RECORDED DATA –
◆ ◆ ◆

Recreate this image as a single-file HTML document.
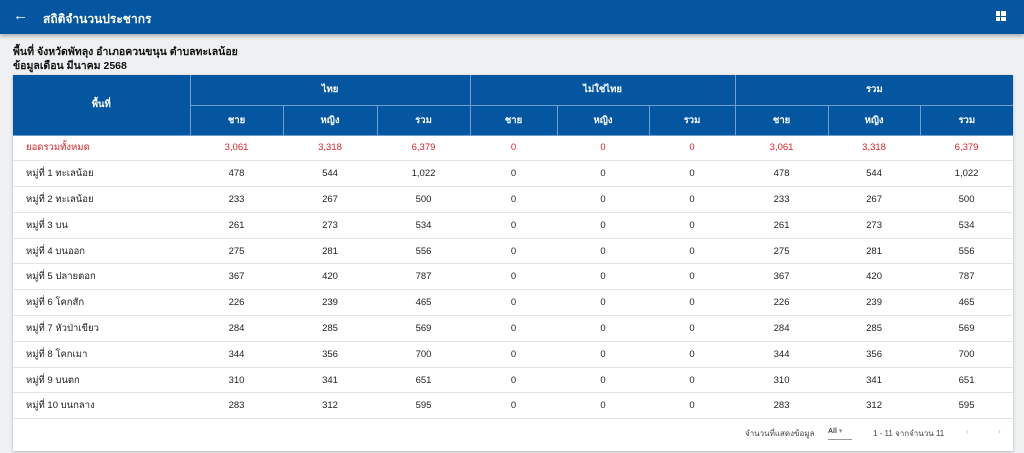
<!DOCTYPE html>
<html><head><meta charset="utf-8"><style>
*{box-sizing:border-box;margin:0;padding:0}
body{width:1024px;height:453px;overflow:hidden;background:#eef0f2;font-family:"Liberation Sans","Noto Sans CJK SC",sans-serif;position:relative}
.bar{position:absolute;left:0;top:0;width:1024px;height:34px;background:#0456a0;box-shadow:0 2px 4px rgba(0,0,0,.3);color:#fff}
.bar .t{position:absolute;left:43px;top:10px;font-size:12px;font-weight:bold}
.bar .a{position:absolute;left:13px;top:7px;font-size:15px}
.ic{position:absolute;left:996px;top:11px;width:10px;height:10px;display:grid;grid-template-columns:4px 5px;grid-template-rows:5px 4px;gap:1px}
.ic i{background:#fff}
.hd{position:absolute;left:13px;top:45px;font-size:10.5px;font-weight:bold;color:#111;line-height:14px}
.card{position:absolute;left:13px;top:75px;width:1000px;height:376px;background:#fff;box-shadow:0 1px 3px rgba(0,0,0,.25)}
table{border-collapse:collapse;table-layout:fixed;width:1000px;font-size:9.5px;color:#222}
th{background:#0456a0;color:#fff;font-weight:bold;font-size:9.5px;border-left:1px solid #6f9fcc;border-bottom:1px solid #6f9fcc;height:30px}
th.f{border-left:none}
td{height:25.8px;text-align:center;border-bottom:1px solid #e4e4e4}
td:first-child{text-align:left;padding-left:13px}
tr.r td{color:#d9222a}
.ft{position:absolute;top:352px;font-size:8px;color:#444}
</style></head><body>
<div class="bar"><span class="a">←</span><span class="t">สถิติจำนวนประชากร</span><div class="ic"><i></i><i></i><i></i><i></i></div></div>
<div class="hd">พื้นที่ จังหวัดพัทลุง อำเภอควนขนุน ตำบลทะเลน้อย<br>ข้อมูลเดือน มีนาคม 2568</div>
<div class="card">
<table>
<colgroup><col style="width:177px"><col style="width:93px"><col style="width:94px"><col style="width:93px"><col style="width:87px"><col style="width:92px"><col style="width:86px"><col style="width:93px"><col style="width:92px"><col style="width:93px"></colgroup>
<tr><th rowspan="2" class="f">พื้นที่</th><th colspan="3">ไทย</th><th colspan="3">ไม่ใช่ไทย</th><th colspan="3">รวม</th></tr>
<tr><th>ชาย</th><th>หญิง</th><th>รวม</th><th>ชาย</th><th>หญิง</th><th>รวม</th><th>ชาย</th><th>หญิง</th><th>รวม</th></tr>
<tr class="r"><td>ยอดรวมทั้งหมด</td><td>3,061</td><td>3,318</td><td>6,379</td><td>0</td><td>0</td><td>0</td><td>3,061</td><td>3,318</td><td>6,379</td></tr>
<tr><td>หมู่ที่ 1 ทะเลน้อย</td><td>478</td><td>544</td><td>1,022</td><td>0</td><td>0</td><td>0</td><td>478</td><td>544</td><td>1,022</td></tr>
<tr><td>หมู่ที่ 2 ทะเลน้อย</td><td>233</td><td>267</td><td>500</td><td>0</td><td>0</td><td>0</td><td>233</td><td>267</td><td>500</td></tr>
<tr><td>หมู่ที่ 3 บน</td><td>261</td><td>273</td><td>534</td><td>0</td><td>0</td><td>0</td><td>261</td><td>273</td><td>534</td></tr>
<tr><td>หมู่ที่ 4 บนออก</td><td>275</td><td>281</td><td>556</td><td>0</td><td>0</td><td>0</td><td>275</td><td>281</td><td>556</td></tr>
<tr><td>หมู่ที่ 5 ปลายตอก</td><td>367</td><td>420</td><td>787</td><td>0</td><td>0</td><td>0</td><td>367</td><td>420</td><td>787</td></tr>
<tr><td>หมู่ที่ 6 โคกสัก</td><td>226</td><td>239</td><td>465</td><td>0</td><td>0</td><td>0</td><td>226</td><td>239</td><td>465</td></tr>
<tr><td>หมู่ที่ 7 หัวป่าเขียว</td><td>284</td><td>285</td><td>569</td><td>0</td><td>0</td><td>0</td><td>284</td><td>285</td><td>569</td></tr>
<tr><td>หมู่ที่ 8 โคกเมา</td><td>344</td><td>356</td><td>700</td><td>0</td><td>0</td><td>0</td><td>344</td><td>356</td><td>700</td></tr>
<tr><td>หมู่ที่ 9 บนตก</td><td>310</td><td>341</td><td>651</td><td>0</td><td>0</td><td>0</td><td>310</td><td>341</td><td>651</td></tr>
<tr><td>หมู่ที่ 10 บนกลาง</td><td>283</td><td>312</td><td>595</td><td>0</td><td>0</td><td>0</td><td>283</td><td>312</td><td>595</td></tr>
</table>
<span class="ft" style="left:732px">จำนวนที่แสดงข้อมูล</span>
<span class="ft" style="left:815px;font-size:7px;font-weight:bold;border-bottom:1px solid #999;padding-bottom:4px;width:24px">All <span style="color:#888;font-weight:normal">▾</span></span>
<span class="ft" style="left:860px">1 - 11 จากจำนวน 11</span>
<span class="ft" style="left:953px;color:#bbb">‹</span>
<span class="ft" style="left:985px;color:#bbb">›</span>
</div>
</body></html>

◆ ◆ ◆

EXERCISE BRIEF –
Copy each line in full and exactly, omitting any picture.

RESULT FOR THIS EXERCISE –
Recreate this image as a single-file HTML document.
<!DOCTYPE html>
<html><head><meta charset="utf-8"><style>
*{box-sizing:border-box;margin:0;padding:0}
body{width:1024px;height:453px;overflow:hidden;background:#eef0f2;font-family:"Liberation Sans","Noto Sans CJK SC",sans-serif;position:relative}
.bar{position:absolute;left:0;top:0;width:1024px;height:34px;background:#0456a0;box-shadow:0 2px 4px rgba(0,0,0,.3);color:#fff}
.bar .t{position:absolute;left:43px;top:10px;font-size:12px;font-weight:bold}
.bar .a{position:absolute;left:13px;top:7px;font-size:15px}
.ic{position:absolute;left:996px;top:11px;width:10px;height:10px;display:grid;grid-template-columns:4px 5px;grid-template-rows:5px 4px;gap:1px}
.ic i{background:#fff}
.hd{position:absolute;left:13px;top:45px;font-size:10.5px;font-weight:bold;color:#111;line-height:14px}
.card{position:absolute;left:13px;top:75px;width:1000px;height:376px;background:#fff;box-shadow:0 1px 3px rgba(0,0,0,.25)}
table{border-collapse:collapse;table-layout:fixed;width:1000px;font-size:9.5px;color:#222}
th{background:#0456a0;color:#fff;font-weight:bold;font-size:9.5px;border-left:1px solid #6f9fcc;border-bottom:1px solid #6f9fcc;height:30px}
th.f{border-left:none}
td{height:25.8px;text-align:center;border-bottom:1px solid #e4e4e4}
td:first-child{text-align:left;padding-left:13px}
tr.r td{color:#d9222a}
.ft{position:absolute;top:352px;font-size:8px;color:#444}
</style></head><body>
<div class="bar"><span class="a">←</span><span class="t">สถิติจำนวนประชากร</span><div class="ic"><i></i><i></i><i></i><i></i></div></div>
<div class="hd">พื้นที่ จังหวัดพัทลุง อำเภอควนขนุน ตำบลทะเลน้อย<br>ข้อมูลเดือน มีนาคม 2568</div>
<div class="card">
<table>
<colgroup><col style="width:177px"><col style="width:93px"><col style="width:94px"><col style="width:93px"><col style="width:87px"><col style="width:92px"><col style="width:86px"><col style="width:93px"><col style="width:92px"><col style="width:93px"></colgroup>
<tr><th rowspan="2" class="f">พื้นที่</th><th colspan="3">ไทย</th><th colspan="3">ไม่ใช่ไทย</th><th colspan="3">รวม</th></tr>
<tr><th>ชาย</th><th>หญิง</th><th>รวม</th><th>ชาย</th><th>หญิง</th><th>รวม</th><th>ชาย</th><th>หญิง</th><th>รวม</th></tr>
<tr class="r"><td>ยอดรวมทั้งหมด</td><td>3,061</td><td>3,318</td><td>6,379</td><td>0</td><td>0</td><td>0</td><td>3,061</td><td>3,318</td><td>6,379</td></tr>
<tr><td>หมู่ที่ 1 ทะเลน้อย</td><td>478</td><td>544</td><td>1,022</td><td>0</td><td>0</td><td>0</td><td>478</td><td>544</td><td>1,022</td></tr>
<tr><td>หมู่ที่ 2 ทะเลน้อย</td><td>233</td><td>267</td><td>500</td><td>0</td><td>0</td><td>0</td><td>233</td><td>267</td><td>500</td></tr>
<tr><td>หมู่ที่ 3 บน</td><td>261</td><td>273</td><td>534</td><td>0</td><td>0</td><td>0</td><td>261</td><td>273</td><td>534</td></tr>
<tr><td>หมู่ที่ 4 บนออก</td><td>275</td><td>281</td><td>556</td><td>0</td><td>0</td><td>0</td><td>275</td><td>281</td><td>556</td></tr>
<tr><td>หมู่ที่ 5 ปลายตอก</td><td>367</td><td>420</td><td>787</td><td>0</td><td>0</td><td>0</td><td>367</td><td>420</td><td>787</td></tr>
<tr><td>หมู่ที่ 6 โคกสัก</td><td>226</td><td>239</td><td>465</td><td>0</td><td>0</td><td>0</td><td>226</td><td>239</td><td>465</td></tr>
<tr><td>หมู่ที่ 7 หัวป่าเขียว</td><td>284</td><td>285</td><td>569</td><td>0</td><td>0</td><td>0</td><td>284</td><td>285</td><td>569</td></tr>
<tr><td>หมู่ที่ 8 โคกเมา</td><td>344</td><td>356</td><td>700</td><td>0</td><td>0</td><td>0</td><td>344</td><td>356</td><td>700</td></tr>
<tr><td>หมู่ที่ 9 บนตก</td><td>310</td><td>341</td><td>651</td><td>0</td><td>0</td><td>0</td><td>310</td><td>341</td><td>651</td></tr>
<tr><td>หมู่ที่ 10 บนกลาง</td><td>283</td><td>312</td><td>595</td><td>0</td><td>0</td><td>0</td><td>283</td><td>312</td><td>595</td></tr>
</table>
<span class="ft" style="left:732px">จำนวนที่แสดงข้อมูล</span>
<span class="ft" style="left:815px;font-size:7px;font-weight:bold;border-bottom:1px solid #999;padding-bottom:4px;width:24px">All <span style="color:#888;font-weight:normal">▾</span></span>
<span class="ft" style="left:860px">1 - 11 จากจำนวน 11</span>
<span class="ft" style="left:953px;color:#bbb">‹</span>
<span class="ft" style="left:985px;color:#bbb">›</span>
</div>
</body></html>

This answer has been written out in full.